Data:
##########

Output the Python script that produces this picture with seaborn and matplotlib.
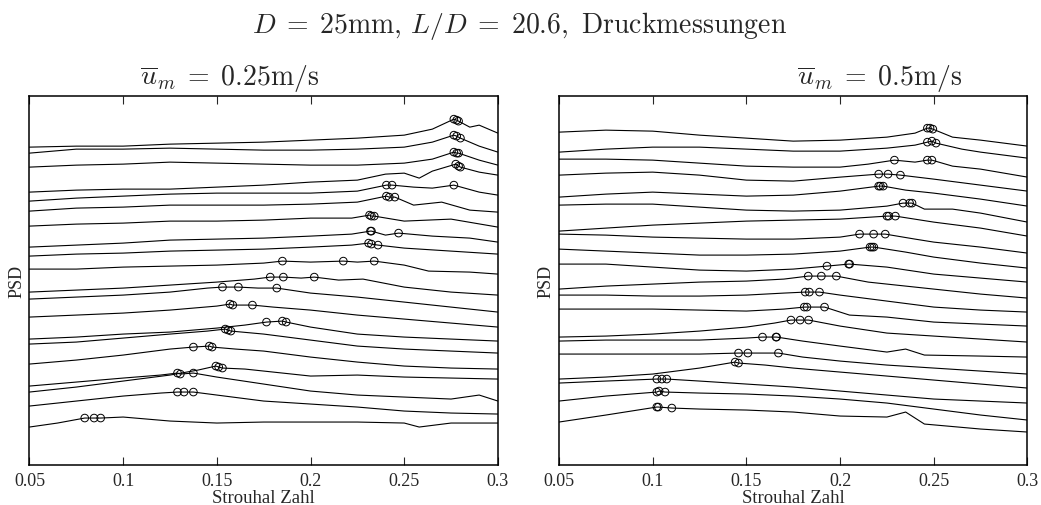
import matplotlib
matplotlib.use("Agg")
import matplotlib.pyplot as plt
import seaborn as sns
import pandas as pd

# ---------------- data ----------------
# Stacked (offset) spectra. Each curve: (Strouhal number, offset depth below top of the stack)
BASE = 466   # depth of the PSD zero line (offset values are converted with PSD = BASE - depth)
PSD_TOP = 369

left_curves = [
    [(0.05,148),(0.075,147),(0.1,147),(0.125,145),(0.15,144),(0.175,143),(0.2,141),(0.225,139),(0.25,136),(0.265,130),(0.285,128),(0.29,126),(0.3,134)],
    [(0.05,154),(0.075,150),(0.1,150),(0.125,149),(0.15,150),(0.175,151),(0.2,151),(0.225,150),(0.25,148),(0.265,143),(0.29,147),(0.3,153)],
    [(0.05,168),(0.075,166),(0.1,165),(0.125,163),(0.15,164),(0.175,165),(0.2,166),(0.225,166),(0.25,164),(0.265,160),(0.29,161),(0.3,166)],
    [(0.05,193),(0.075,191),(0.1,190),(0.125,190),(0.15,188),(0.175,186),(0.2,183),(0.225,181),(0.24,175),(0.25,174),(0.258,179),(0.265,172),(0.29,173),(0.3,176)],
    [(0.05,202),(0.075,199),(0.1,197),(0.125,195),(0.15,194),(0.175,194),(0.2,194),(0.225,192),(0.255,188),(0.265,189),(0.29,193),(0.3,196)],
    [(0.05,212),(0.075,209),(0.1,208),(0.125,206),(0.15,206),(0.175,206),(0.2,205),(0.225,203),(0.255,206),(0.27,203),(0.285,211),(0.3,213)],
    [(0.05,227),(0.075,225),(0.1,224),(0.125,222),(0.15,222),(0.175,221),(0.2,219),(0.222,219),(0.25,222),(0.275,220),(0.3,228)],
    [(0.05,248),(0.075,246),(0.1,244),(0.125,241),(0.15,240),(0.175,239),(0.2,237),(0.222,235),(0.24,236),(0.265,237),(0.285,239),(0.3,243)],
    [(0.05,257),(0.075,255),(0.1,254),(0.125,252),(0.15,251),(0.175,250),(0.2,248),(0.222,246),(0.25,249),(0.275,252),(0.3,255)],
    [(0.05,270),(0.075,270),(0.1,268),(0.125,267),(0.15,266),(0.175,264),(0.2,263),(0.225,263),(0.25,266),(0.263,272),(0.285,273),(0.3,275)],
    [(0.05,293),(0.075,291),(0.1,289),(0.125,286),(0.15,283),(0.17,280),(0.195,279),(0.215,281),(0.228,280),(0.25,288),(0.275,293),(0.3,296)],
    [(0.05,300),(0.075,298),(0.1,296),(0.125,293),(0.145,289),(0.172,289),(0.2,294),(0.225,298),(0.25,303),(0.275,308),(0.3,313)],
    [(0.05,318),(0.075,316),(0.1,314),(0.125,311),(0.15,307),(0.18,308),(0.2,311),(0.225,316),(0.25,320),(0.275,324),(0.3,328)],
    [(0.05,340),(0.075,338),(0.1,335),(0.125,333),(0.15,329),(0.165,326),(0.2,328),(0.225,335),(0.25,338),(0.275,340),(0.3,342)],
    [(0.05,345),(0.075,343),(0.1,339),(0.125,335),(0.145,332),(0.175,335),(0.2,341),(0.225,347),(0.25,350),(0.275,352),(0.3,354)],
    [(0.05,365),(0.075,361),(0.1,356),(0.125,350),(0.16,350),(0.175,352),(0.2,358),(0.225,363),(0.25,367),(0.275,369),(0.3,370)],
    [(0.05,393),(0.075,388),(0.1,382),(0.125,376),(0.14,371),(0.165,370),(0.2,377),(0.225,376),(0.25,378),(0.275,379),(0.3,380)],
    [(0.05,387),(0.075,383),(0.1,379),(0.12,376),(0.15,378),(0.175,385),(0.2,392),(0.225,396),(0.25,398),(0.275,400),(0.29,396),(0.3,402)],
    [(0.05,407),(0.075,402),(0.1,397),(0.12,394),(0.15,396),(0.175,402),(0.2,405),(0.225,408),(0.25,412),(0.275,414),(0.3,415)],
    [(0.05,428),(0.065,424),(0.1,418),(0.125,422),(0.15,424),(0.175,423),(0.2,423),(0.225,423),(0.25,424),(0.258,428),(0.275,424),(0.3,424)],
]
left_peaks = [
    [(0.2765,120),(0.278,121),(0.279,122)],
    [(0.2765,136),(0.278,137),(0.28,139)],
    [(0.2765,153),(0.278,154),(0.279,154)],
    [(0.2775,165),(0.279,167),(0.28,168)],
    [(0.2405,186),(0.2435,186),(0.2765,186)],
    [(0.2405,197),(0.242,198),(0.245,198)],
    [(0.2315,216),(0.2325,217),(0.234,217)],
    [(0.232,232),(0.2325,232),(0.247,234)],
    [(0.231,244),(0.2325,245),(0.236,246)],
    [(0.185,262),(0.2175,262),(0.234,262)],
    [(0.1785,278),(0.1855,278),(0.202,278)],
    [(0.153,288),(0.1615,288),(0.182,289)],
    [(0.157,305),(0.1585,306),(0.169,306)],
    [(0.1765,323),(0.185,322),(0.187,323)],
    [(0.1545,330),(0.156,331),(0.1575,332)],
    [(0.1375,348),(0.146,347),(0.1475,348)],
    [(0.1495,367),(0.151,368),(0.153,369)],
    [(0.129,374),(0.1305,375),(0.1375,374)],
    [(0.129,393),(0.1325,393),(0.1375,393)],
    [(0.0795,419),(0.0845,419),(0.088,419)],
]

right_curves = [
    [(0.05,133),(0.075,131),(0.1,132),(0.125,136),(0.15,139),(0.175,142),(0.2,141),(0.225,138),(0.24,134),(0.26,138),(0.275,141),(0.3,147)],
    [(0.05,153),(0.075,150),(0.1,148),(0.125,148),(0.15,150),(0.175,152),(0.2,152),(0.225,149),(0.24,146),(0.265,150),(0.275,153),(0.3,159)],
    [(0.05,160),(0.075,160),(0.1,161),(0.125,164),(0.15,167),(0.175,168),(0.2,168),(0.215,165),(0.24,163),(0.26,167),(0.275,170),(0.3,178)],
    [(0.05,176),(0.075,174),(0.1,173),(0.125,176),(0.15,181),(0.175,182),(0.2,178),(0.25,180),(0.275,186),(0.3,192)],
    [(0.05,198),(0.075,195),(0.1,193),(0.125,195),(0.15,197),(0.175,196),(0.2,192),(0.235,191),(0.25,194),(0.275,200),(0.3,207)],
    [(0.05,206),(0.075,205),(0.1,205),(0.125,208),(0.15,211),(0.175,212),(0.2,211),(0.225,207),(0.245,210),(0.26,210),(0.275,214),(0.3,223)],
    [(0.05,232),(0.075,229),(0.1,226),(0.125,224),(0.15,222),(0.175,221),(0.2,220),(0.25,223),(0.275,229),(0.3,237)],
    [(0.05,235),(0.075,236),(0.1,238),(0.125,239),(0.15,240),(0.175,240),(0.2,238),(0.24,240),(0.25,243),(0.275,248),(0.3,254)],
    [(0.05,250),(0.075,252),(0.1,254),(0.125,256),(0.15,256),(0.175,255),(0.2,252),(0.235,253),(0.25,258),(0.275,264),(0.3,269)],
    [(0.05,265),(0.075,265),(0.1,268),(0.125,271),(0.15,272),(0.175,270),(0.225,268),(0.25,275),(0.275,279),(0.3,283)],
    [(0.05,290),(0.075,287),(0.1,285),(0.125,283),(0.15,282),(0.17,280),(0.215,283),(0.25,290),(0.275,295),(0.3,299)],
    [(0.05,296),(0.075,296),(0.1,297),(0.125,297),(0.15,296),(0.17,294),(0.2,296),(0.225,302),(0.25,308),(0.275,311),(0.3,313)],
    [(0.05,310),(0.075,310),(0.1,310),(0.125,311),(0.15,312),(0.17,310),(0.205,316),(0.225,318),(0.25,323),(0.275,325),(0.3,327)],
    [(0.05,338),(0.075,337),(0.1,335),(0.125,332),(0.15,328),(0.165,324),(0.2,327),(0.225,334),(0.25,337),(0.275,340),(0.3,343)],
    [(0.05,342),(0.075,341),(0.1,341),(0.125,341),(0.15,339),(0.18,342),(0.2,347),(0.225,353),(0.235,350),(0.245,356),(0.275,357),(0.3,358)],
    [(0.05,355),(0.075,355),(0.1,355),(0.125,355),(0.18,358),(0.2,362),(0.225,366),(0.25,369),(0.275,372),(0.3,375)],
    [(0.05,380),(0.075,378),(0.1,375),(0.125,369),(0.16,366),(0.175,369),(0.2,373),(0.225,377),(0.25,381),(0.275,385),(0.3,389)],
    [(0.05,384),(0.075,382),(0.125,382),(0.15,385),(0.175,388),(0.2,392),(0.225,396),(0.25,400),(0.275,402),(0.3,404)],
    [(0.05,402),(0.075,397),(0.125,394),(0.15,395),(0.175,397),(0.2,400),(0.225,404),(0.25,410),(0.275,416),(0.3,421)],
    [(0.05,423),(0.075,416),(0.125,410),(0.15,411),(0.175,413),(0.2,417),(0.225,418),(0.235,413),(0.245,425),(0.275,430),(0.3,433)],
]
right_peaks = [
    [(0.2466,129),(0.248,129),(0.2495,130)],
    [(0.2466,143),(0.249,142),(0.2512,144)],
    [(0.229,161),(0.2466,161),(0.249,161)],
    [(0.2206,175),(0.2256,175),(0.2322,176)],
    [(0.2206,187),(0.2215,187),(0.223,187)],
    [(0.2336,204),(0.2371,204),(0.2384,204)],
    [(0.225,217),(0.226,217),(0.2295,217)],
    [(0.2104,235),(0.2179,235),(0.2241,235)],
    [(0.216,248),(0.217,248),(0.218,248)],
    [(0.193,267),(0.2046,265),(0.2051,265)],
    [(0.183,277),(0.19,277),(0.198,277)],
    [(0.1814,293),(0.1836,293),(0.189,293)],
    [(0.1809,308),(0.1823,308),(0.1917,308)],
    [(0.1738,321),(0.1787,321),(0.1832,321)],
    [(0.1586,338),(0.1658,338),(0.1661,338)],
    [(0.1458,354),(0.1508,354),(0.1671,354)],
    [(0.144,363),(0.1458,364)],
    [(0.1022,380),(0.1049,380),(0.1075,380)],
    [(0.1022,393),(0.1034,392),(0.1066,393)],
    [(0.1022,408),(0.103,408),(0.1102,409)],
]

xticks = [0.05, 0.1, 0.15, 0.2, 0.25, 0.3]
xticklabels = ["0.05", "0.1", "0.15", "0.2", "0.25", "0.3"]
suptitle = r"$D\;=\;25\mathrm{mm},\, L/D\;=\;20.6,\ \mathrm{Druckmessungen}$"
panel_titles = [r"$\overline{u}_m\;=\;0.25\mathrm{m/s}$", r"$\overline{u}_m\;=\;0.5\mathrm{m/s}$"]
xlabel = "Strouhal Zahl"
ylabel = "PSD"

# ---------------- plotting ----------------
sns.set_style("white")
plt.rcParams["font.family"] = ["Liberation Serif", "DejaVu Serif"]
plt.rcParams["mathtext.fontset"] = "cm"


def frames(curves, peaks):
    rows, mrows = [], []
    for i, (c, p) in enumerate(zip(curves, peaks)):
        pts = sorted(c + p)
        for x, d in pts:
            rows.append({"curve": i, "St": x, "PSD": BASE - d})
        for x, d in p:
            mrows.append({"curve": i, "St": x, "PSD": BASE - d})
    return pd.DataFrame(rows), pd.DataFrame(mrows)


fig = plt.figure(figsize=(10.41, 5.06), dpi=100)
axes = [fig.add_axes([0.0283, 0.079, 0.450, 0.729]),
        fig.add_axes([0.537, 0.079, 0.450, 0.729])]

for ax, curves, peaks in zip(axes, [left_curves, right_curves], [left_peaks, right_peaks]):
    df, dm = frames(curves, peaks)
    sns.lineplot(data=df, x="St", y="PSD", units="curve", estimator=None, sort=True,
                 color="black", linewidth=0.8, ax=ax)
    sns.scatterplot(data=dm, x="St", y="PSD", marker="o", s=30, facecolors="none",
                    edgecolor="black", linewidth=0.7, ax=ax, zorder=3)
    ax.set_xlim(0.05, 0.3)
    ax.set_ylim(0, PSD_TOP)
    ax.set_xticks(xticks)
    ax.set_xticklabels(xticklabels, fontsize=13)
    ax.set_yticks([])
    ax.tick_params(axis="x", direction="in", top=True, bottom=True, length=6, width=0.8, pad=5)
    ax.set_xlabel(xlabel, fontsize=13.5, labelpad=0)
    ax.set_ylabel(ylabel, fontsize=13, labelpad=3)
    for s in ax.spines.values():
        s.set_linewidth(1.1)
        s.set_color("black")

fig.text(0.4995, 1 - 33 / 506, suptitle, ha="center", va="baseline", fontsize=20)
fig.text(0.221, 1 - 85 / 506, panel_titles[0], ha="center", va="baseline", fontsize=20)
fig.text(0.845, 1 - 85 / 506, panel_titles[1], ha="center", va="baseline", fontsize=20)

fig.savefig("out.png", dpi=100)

##########

Exercise goal: Please extract exactly the lines of the data, from the first through the line containing "PSD_TOP = 369", and add no pictures to the copy.

Written solution:
Output the Python script that produces this picture with seaborn and matplotlib.
import matplotlib
matplotlib.use("Agg")
import matplotlib.pyplot as plt
import seaborn as sns
import pandas as pd

# ---------------- data ----------------
# Stacked (offset) spectra. Each curve: (Strouhal number, offset depth below top of the stack)
BASE = 466   # depth of the PSD zero line (offset values are converted with PSD = BASE - depth)
PSD_TOP = 369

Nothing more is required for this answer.